The solution can mean going overboard to untangle the mess, sending for a diver or calling the Coast Guard. For the yachtsman, it can spoil a day on the water. For the lobsterman, it can cost up to $150 or more for the loss of traps, line, gear and buoy.
There’s a solution, but it’s controversial. Several companies sell line cutters, razor-sharp blades that are attached to a propeller shaft and cut any line, net or weed that gets in their path. Spurs Marine Manufacturing, in Fort Lauderdale, Fla., calls them “line busters” and boasts that they have been installed on Coast Guard, Navy and thousands of pleasure and commercial vessels worldwide.
Sandra Dinsmore, writing in The Working Waterfront, the monthly newspaper of the Island Institute, has brought the subject to the fore. She quotes lobsterman Leroy Bridges of Deer Isle as saying that when the Eggemoggin Reach Regatta and the New York Yacht Club came through Jericho Bay this past summer they destroyed around $10,000 worth of fishing gear.
Donald Straus, a Somesville sloop sailor turned power yachtsman, says he spoke with seven local lobstermen who all preferred line cutters to getting their line tangled in propellers. They reasoned that most lines are cut between the buoy and a toggle, a smaller buoy often used to hold up the line between the buoy and the trap. That way, the buoy is cut loose, but the toggle remains in place to mark the location of the trap.

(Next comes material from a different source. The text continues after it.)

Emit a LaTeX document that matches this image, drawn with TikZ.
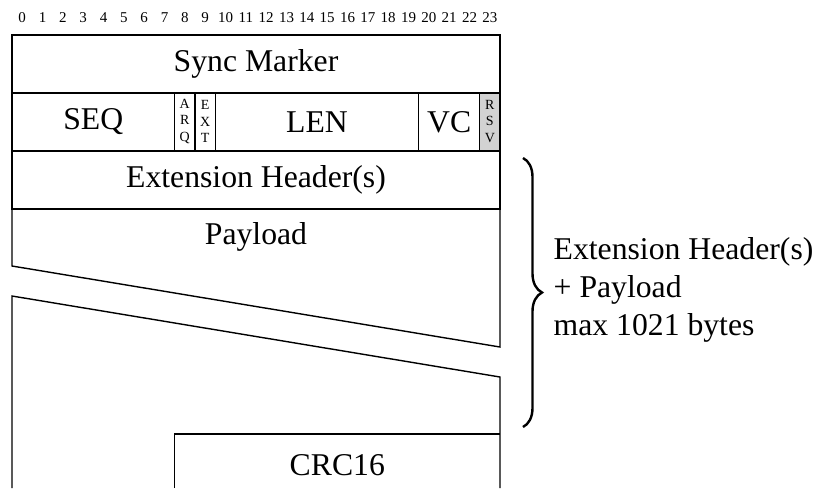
\documentclass[tikz,border=0pt]{standalone}
\usepackage{fontspec}
\setmainfont{Liberation Serif}
\usetikzlibrary{decorations.pathreplacing}
\begin{document}
\begin{tikzpicture}[x=0.5pt,y=-0.5pt, line width=0.7pt,
  lbl/.style={font=\fontsize{15.85}{19}\selectfont, inner sep=0},
  bitnum/.style={font=\fontsize{7.5}{9}\selectfont, inner sep=0},
  tinylbl/.style={font=\fontsize{7}{8.35}\selectfont, align=center, inner sep=0},
  rsvfill/.style={fill=gray!35}]
\useasboundingbox (0,0) rectangle (819,488);
\foreach \i in {0,...,23} \node[bitnum] (b\i) at ({12+(\i+0.5)*488/24},18) {\i};
% row 1
\draw (12,35) rectangle (500,93);
\node[lbl] (sync) at (256,64) {Sync Marker};
% row 2
\fill[rsvfill] (479.67,93) rectangle (500,151);
\draw (12,93) rectangle (500,151);
\foreach \x in {174.67,195,215.33,418.67,479.67} \draw (\x,93) -- (\x,151);
\node[lbl] (seq) at (93.3,122) {SEQ};
\node[tinylbl] (arq) at (184.8,121.5) {A\\R\\Q};
\node[tinylbl] (ext) at (205.2,121.5) {E\\X\\T};
\node[lbl] (len) at (317,122) {LEN};
\node[lbl] (vc) at (449.2,122) {VC};
\node[tinylbl] (rsv) at (489.8,121.5) {R\\S\\V};
% row 3
\draw (12,151) rectangle (500,209);
\node[lbl] (exth) at (256,180) {Extension Header(s)};
% payload
\draw (12,209) -- (12,266) -- (500,347) -- (500,209);
\draw (12,488) -- (12,296) -- (500,377) -- (500,488);
\node[lbl] (payload) at (256,237) {Payload};
% CRC
\draw (174.67,488) -- (174.67,434) -- (500,434);
\node[lbl] (crc) at (337.3,465) {CRC16};
% brace
\coordinate (bt) at (523,158);
\coordinate (bb) at (523,427);
\draw[line width=1.2pt, decorate, decoration={brace, amplitude=9.5pt}] (bt) -- (bb);
\node[lbl, anchor=west, align=left, font=\fontsize{15.85}{19}\selectfont] (note) at (553,290) {Extension Header(s)\\+ Payload\\max 1021 bytes};
\end{tikzpicture}
\end{document}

Some other yachtsmen who use cutters feel guilty about it, especially after reading the Dinsmore article.
On Islesford, Bruce Fernald agrees that cutting is sometimes better than tangling a warp around the propeller and dragging the trap off somewhere. But he prefers protective cages around the propellers to the spurs. He says he knows only one lobsterman who uses cutters, and they were already on his boat when he bought it.
Roger Duncan, whose “Cruising Guide to the New England Coast” is a standby for many sailboat sailors, says flatly, “I’m against them. To promiscuously destroy someone’s property, without even knowing about it, is immoral.”
Certainly, the lobstermen could ease things by agreeing to leave channels open among their forests of buoys. In the meantime, think twice before you use cutters. Steer more carefully and you may stay out of trouble without destroying the tools of a lobsterman’s trade.